I’m only comfortable when I am in control of my vulnerability.
When someone else tries to take the reigns, even for a second, I screech to a stop. Game over. Thank you for playing.
In other words, in those moments vulnerability becomes my kryptonite.
Now please don’t miss the lovely irony of this experience.
As I was talking about how good I am at being vulnerable I became not that good at being vulnerable. Uh huh.
Now there are definitely factors that I need to consider such as who is trying to take my reigns.
Do I feel safe and comfortable enough to let them? Do I trust them?
All of these things definitely factor into our vulnerability with others.
But something else plays a big role as well…
Control.
Being vulnerable in this way means giving up control.
And that shit is scary.
Especially for an alpha female like myself.

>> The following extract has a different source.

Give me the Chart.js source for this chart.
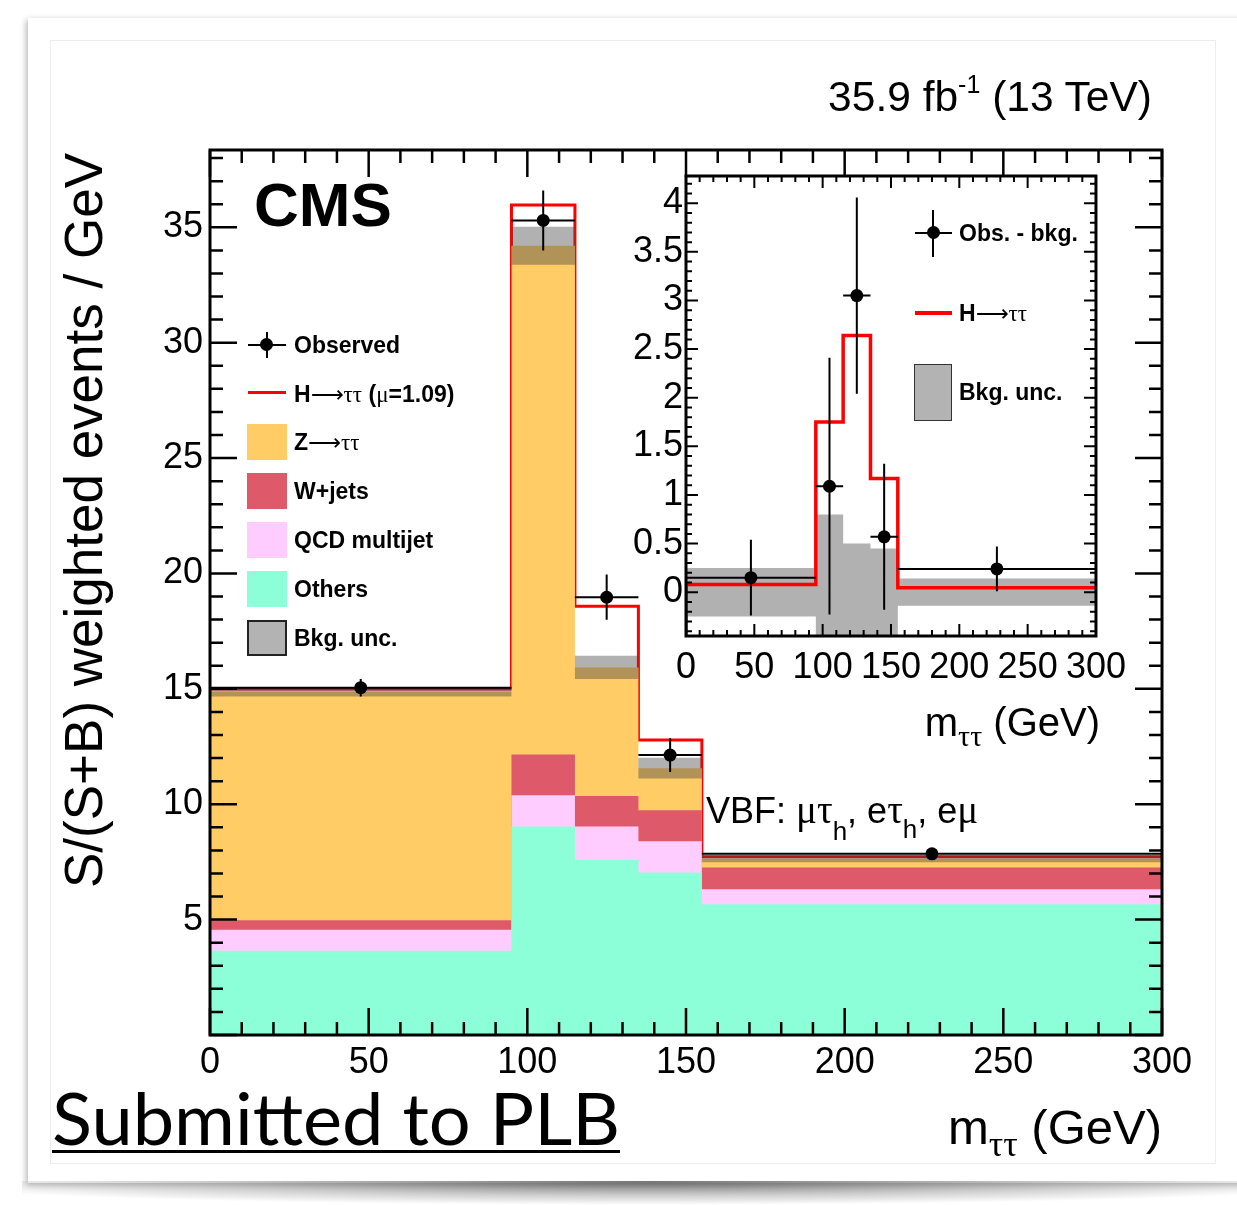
<!DOCTYPE html>
<html>
<head>
<meta charset="utf-8">
<script src="https://cdn.jsdelivr.net/npm/chart.js@4.4.1/dist/chart.umd.min.js"></script>
<style>
  html, body { margin: 0; padding: 0; background: #fff; }
  body { width: 1237px; height: 1205px; position: relative; overflow: hidden;
         font-family: "Liberation Sans", Arial, sans-serif; color: #000; }
  .abs { position: absolute; white-space: nowrap; line-height: 1; }
  .sym { font-family: "Liberation Serif", "DejaVu Serif", serif; font-weight: normal; }
  .arr { font-family: "DejaVu Sans", sans-serif; font-weight: normal; }
  .leg { font-size: 23px; font-weight: bold; }
  .box { position: absolute; box-sizing: border-box; }
  canvas { position: absolute; }
</style>
</head>
<body>
<div class="box" style="left:28px;top:18px;width:1230px;height:1165px;background:#fff;box-shadow:-2px 2px 6px rgba(0,0,0,0.28);"></div>
<div class="box" style="left:22px;top:1181px;width:1240px;height:24px;background:radial-gradient(ellipse 60% 100% at 50% 0%, rgba(80,80,80,0.8), rgba(130,130,130,0.4) 60%, rgba(255,255,255,0) 100%);"></div>
<div class="box" style="left:50px;top:40px;width:1166px;height:1124px;border:1px solid #ededed;"></div>

<canvas id="main" width="1237" height="1205" style="left:0;top:0"></canvas>
<canvas id="inset" width="560" height="560" style="left:580px;top:150px"></canvas>

<!-- annotations -->
<div class="abs" style="right:85px;top:76px;font-size:42.5px;">35.9 fb<span style="font-size:25px;position:relative;top:-18px">-1</span> (13 TeV)</div>
<div class="abs" style="left:254px;top:174px;font-size:62px;font-weight:bold;">CMS</div>
<div class="abs" style="left:57px;top:888px;font-size:53px;transform-origin:0 0;transform:rotate(-90deg);">S/(S+B) weighted events / GeV</div>
<div class="abs" style="right:75px;top:1103px;font-size:49px;">m<span class="sym" style="font-size:36px;position:relative;top:12px">ττ</span> (GeV)</div>
<div class="abs" style="right:137px;top:702px;font-size:40px;">m<span class="sym" style="font-size:30px;position:relative;top:10px">ττ</span> (GeV)</div>
<div class="abs" style="left:706px;top:790px;font-size:36px;">VBF: <span class="sym" style="font-size:39px">μτ</span><span style="font-size:26px;position:relative;top:17px">h</span>, e<span class="sym" style="font-size:39px">τ</span><span style="font-size:26px;position:relative;top:15px">h</span>, e<span class="sym" style="font-size:39px">μ</span></div>
<div id="plb" class="abs" style="left:52px;top:1081px;font-size:72px;font-family:Lato,'Noto Sans',sans-serif;transform-origin:0 0;">Submitted to PLB</div>
<div class="box" style="left:52px;top:1150px;width:568px;height:3px;background:#000;"></div>

<!-- main legend -->
<div class="box" style="left:248px;top:344px;width:38px;height:2px;background:#000;"></div>
<div class="box" style="left:266px;top:332px;width:2px;height:26px;background:#000;"></div>
<div class="box" style="left:260px;top:338px;width:13px;height:13px;border-radius:50%;background:#000;"></div>
<div class="abs leg" style="left:294px;top:334px;">Observed</div>
<div class="box" style="left:248px;top:391px;width:38px;height:3px;background:#ff0000;"></div>
<div class="abs leg" style="left:294px;top:383px;">H<span class="arr">⟶</span><span class="sym">ττ</span> (<span class="sym">μ</span>=1.09)</div>
<div class="box" style="left:247px;top:424px;width:40px;height:36px;background:#ffcc66;"></div>
<div class="abs leg" style="left:294px;top:431px;">Z<span class="arr">⟶</span><span class="sym">ττ</span></div>
<div class="box" style="left:247px;top:473px;width:40px;height:36px;background:#de5a6a;"></div>
<div class="abs leg" style="left:294px;top:480px;">W+jets</div>
<div class="box" style="left:247px;top:522px;width:40px;height:36px;background:#ffccff;"></div>
<div class="abs leg" style="left:294px;top:529px;">QCD multijet</div>
<div class="box" style="left:247px;top:571px;width:40px;height:36px;background:#8dffd8;"></div>
<div class="abs leg" style="left:294px;top:578px;">Others</div>
<div class="box" style="left:247px;top:620px;width:40px;height:36px;background:#b3b3b3;border:2px solid #222;"></div>
<div class="abs leg" style="left:294px;top:627px;">Bkg. unc.</div>

<!-- inset legend -->
<div class="box" style="left:915px;top:232px;width:37px;height:2px;background:#000;"></div>
<div class="box" style="left:932px;top:210px;width:2px;height:47px;background:#000;"></div>
<div class="box" style="left:927px;top:226px;width:13px;height:13px;border-radius:50%;background:#000;"></div>
<div class="abs leg" style="left:959px;top:222px;">Obs. - bkg.</div>
<div class="box" style="left:915px;top:311px;width:37px;height:3.5px;background:#ff0000;"></div>
<div class="abs leg" style="left:959px;top:302px;">H<span class="arr">⟶</span><span class="sym">ττ</span></div>
<div class="box" style="left:914px;top:364px;width:38px;height:57px;background:#b3b3b3;border:1.5px solid #333;"></div>
<div class="abs leg" style="left:959px;top:381px;">Bkg. unc.</div>

<script>
// bins in m_tautau (GeV)
const binEdges = [0, 95, 115, 135, 155, 300];

// main plot: S/(S+B) weighted events / GeV
const others = [3.65, 9.03, 7.58, 7.04, 5.67];
const qcd = [0.91, 1.36, 1.45, 1.36, 0.65];
const wjets = [0.41, 1.77, 1.33, 1.34, 0.94];
const ztt = [9.90, 22.04, 5.57, 1.82, 0.38];
const higgs = [0.12, 1.77, 2.65, 1.22, 0.08];
const bkgUnc = [0.20, 0.82, 0.50, 0.45, 0.15];
const observed = [15.05, 35.30, 18.97, 12.13, 7.85];
const observedErr = [0.38, 1.30, 0.98, 0.73, 0.20];

// inset: observed - background
const insetObs = [0.15, 1.09, 3.05, 0.57, 0.24];
const insetObsErr = [0.39, 1.32, 1.01, 0.75, 0.23];
const insetHiggs = [0.08, 1.75, 2.64, 1.17, 0.045];
const insetUnc = [0.25, 0.80, 0.50, 0.45, 0.14];

// axis ranges and tick labels
const mainYMax = 38.35;
const insetYMin = -0.45;
const insetYMax = 4.28;
const mainXTickLabels = [0, 50, 100, 150, 200, 250, 300];
const mainYTickLabels = [5, 10, 15, 20, 25, 30, 35];
const insetXTickLabels = [0, 50, 100, 150, 200, 250, 300];
const insetYTickLabels = [0, 0.5, 1, 1.5, 2, 2.5, 3, 3.5, 4];

const colors = {
    ztt: '#ffcc66',
    wjets: '#de5a6a',
    qcd: '#ffccff',
    others: '#8dffd8',
    unc: 'rgba(70,70,70,0.42)',
    higgs: '#ff0000'
};

// histogram as step line: a point at each low edge plus the last high edge
function stepData(values) {
    const pts = values.map((v, i) => ({ x: binEdges[i], y: v }));
    pts.push({ x: binEdges[binEdges.length - 1], y: values[values.length - 1] });
    return pts;
}

function addUp(...arrs) {
    return arrs[0].map((_, i) => arrs.reduce((s, a) => s + a[i], 0));
}

// crosses: full bin width horizontally, +-err vertically
function errorBars(vals, errs) {
    const pts = [];
    vals.forEach((v, i) => {
        const lo = binEdges[i], hi = binEdges[i + 1], c = (lo + hi) / 2;
        pts.push({ x: lo, y: v }, { x: hi, y: v }, { x: c, y: null });
        pts.push({ x: c, y: v - errs[i] }, { x: c, y: v + errs[i] }, { x: c, y: null });
    });
    return pts;
}

function centers(vals) {
    return vals.map((v, i) => ({ x: (binEdges[i] + binEdges[i + 1]) / 2, y: v }));
}

function tickCb(labels) {
    return (v) => labels.some(l => Math.abs(l - v) < 1e-6) ? String(Math.round(v * 10) / 10) : '';
}

// ROOT style frame with inward ticks on all four sides
const rootFrame = {
    id: 'rootFrame',
    afterDatasetsDraw(chart, args, o) {
        const { ctx, chartArea: a } = chart;
        const sx = chart.scales.x, sy = chart.scales.y;
        ctx.save();
        ctx.strokeStyle = '#000';
        ctx.lineWidth = o.tickWidth;
        const ticks = (scale, major, minor, horizontal) => {
            const per = Math.round(major / minor);
            const k0 = Math.ceil(scale.min / minor - 1e-9), k1 = Math.floor(scale.max / minor + 1e-9);
            for (let k = k0; k <= k1; k++) {
                const p = scale.getPixelForValue(k * minor);
                const len = k % per === 0 ? o.majorLen : o.minorLen;
                ctx.beginPath();
                if (horizontal) {
                    ctx.moveTo(p, a.bottom); ctx.lineTo(p, a.bottom - len);
                    ctx.moveTo(p, a.top); ctx.lineTo(p, a.top + len);
                } else {
                    ctx.moveTo(a.left, p); ctx.lineTo(a.left + len, p);
                    ctx.moveTo(a.right, p); ctx.lineTo(a.right - len, p);
                }
                ctx.stroke();
            }
        };
        ticks(sx, o.xMajor, o.xMinor, true);
        ticks(sy, o.yMajor, o.yMinor, false);
        ctx.lineWidth = o.frameWidth;
        ctx.strokeRect(a.left, a.top, a.right - a.left, a.bottom - a.top);
        ctx.restore();
    }
};

Chart.defaults.font.family = '"Liberation Sans", Arial, sans-serif';

function axisFont() {
    return { family: '"Liberation Sans", Arial, sans-serif', size: 36, lineHeight: 1 };
}

function baseOptions(p) {
    return {
        responsive: false,
        animation: false,
        devicePixelRatio: 1,
        events: [],
        layout: { padding: p.padding },
        elements: { point: { radius: 0 }, line: { tension: 0 } },
        plugins: {
            legend: { display: false },
            tooltip: { enabled: false },
            rootFrame: p.frame
        },
        scales: {
            x: {
                type: 'linear', min: 0, max: 300,
                grid: { display: false, drawTicks: false },
                border: { display: false },
                ticks: { stepSize: 50, autoSkip: false, maxRotation: 0, includeBounds: false,
                         padding: p.xPad, color: '#000', font: axisFont(), callback: tickCb(p.xLabels) },
                afterFit: s => { s.height = p.xHeight; }
            },
            y: {
                type: 'linear', min: p.yMin, max: p.yMax,
                grid: { display: false, drawTicks: false },
                border: { display: false },
                ticks: { stepSize: p.yStep, autoSkip: false, includeBounds: false,
                         padding: p.yPad, color: '#000', font: axisFont(), callback: tickCb(p.yLabels) },
                afterFit: s => { s.width = p.yWidth; }
            }
        }
    };
}

// ---- main plot ----
const topOthers = others;
const topQcd = addUp(others, qcd);
const topW = addUp(others, qcd, wjets);
const bkgTotal = addUp(others, qcd, wjets, ztt);
const sigTotal = addUp(bkgTotal, higgs);
const uncHi = bkgTotal.map((v, i) => v + bkgUnc[i]);
const uncLo = bkgTotal.map((v, i) => v - bkgUnc[i]);

new Chart(document.getElementById('main'), {
    type: 'line',
    data: {
        datasets: [
            { data: centers(observed), showLine: false, pointRadius: 6.5, pointBackgroundColor: '#000', pointBorderWidth: 0 },
            { data: errorBars(observed, observedErr), borderColor: '#000', borderWidth: 2, spanGaps: false },
            { data: stepData(uncHi), stepped: true, borderWidth: 0, fill: '+1', backgroundColor: colors.unc },
            { data: stepData(uncLo), stepped: true, borderWidth: 0, fill: false },
            { data: stepData(topOthers), stepped: true, borderWidth: 0, fill: 'origin', backgroundColor: colors.others },
            { data: stepData(topQcd), stepped: true, borderWidth: 0, fill: 'origin', backgroundColor: colors.qcd },
            { data: stepData(topW), stepped: true, borderWidth: 0, fill: 'origin', backgroundColor: colors.wjets },
            { data: stepData(bkgTotal), stepped: true, borderWidth: 0, fill: 'origin', backgroundColor: colors.ztt },
            { data: stepData(sigTotal), stepped: true, borderColor: colors.higgs, borderWidth: 3, fill: false }
        ]
    },
    options: baseOptions({
        padding: { left: 110, right: 75, top: 150, bottom: 110 },
        yMin: 0, yMax: mainYMax, yStep: 5, yWidth: 100, yPad: 7, yLabels: mainYTickLabels,
        xHeight: 60, xPad: 10, xLabels: mainXTickLabels,
        frame: { xMajor: 50, xMinor: 10, yMajor: 5, yMinor: 1, majorLen: 27, minorLen: 13, tickWidth: 2.5, frameWidth: 3 }
    }),
    plugins: [rootFrame]
});

// ---- inset: observed - background ----
const insetSig = [{ x: binEdges[0], y: insetYMin }].concat(stepData(insetHiggs));

new Chart(document.getElementById('inset'), {
    type: 'line',
    data: {
        datasets: [
            { data: centers(insetObs), showLine: false, pointRadius: 6.5, pointBackgroundColor: '#000', pointBorderWidth: 0 },
            { data: errorBars(insetObs, insetObsErr), borderColor: '#000', borderWidth: 2, spanGaps: false },
            { data: insetSig, stepped: true, borderColor: colors.higgs, borderWidth: 3.5, fill: false },
            { data: stepData(insetUnc), stepped: true, borderWidth: 0, fill: '+1', backgroundColor: 'rgba(70,70,70,0.42)' },
            { data: stepData(insetUnc.map(u => -u)), stepped: true, borderWidth: 0, fill: false }
        ]
    },
    options: baseOptions({
        padding: { left: 26, right: 40, top: 26, bottom: 24 },
        yMin: insetYMin, yMax: insetYMax, yStep: 0.5, yWidth: 80, yPad: 3, yLabels: insetYTickLabels,
        xHeight: 50, xPad: 14, xLabels: insetXTickLabels,
        frame: { xMajor: 50, xMinor: 10, yMajor: 0.5, yMinor: 0.1, majorLen: 12, minorLen: 6, tickWidth: 2, frameWidth: 3 }
    }),
    plugins: [rootFrame]
});

// stretch the footer text to the width it has in the figure
const plb = document.getElementById('plb');
plb.style.transform = `scaleX(${568 / plb.getBoundingClientRect().width})`;
</script>
</body>
</html>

So now I have more work to do.
It’s time to look at these pieces of myself and lovingly consider why they can close so easily.
We be can strong and confident and powerful and vulnerable but that doesn’t mean there aren’t going to be moments that push us and awaken truths we may have never considered.
One thing I know is that this work never ends. Transformation is infinite. Healing is a way of life.
I am so grateful for this simple moment that crystalize a truth that has been nipping at my heels for a while.
And now I ask you, dear reader, what’s nipping at your heels? What truth wants to be revealed?
Where can you let vulnerability in? Where can you allow yourself to heal?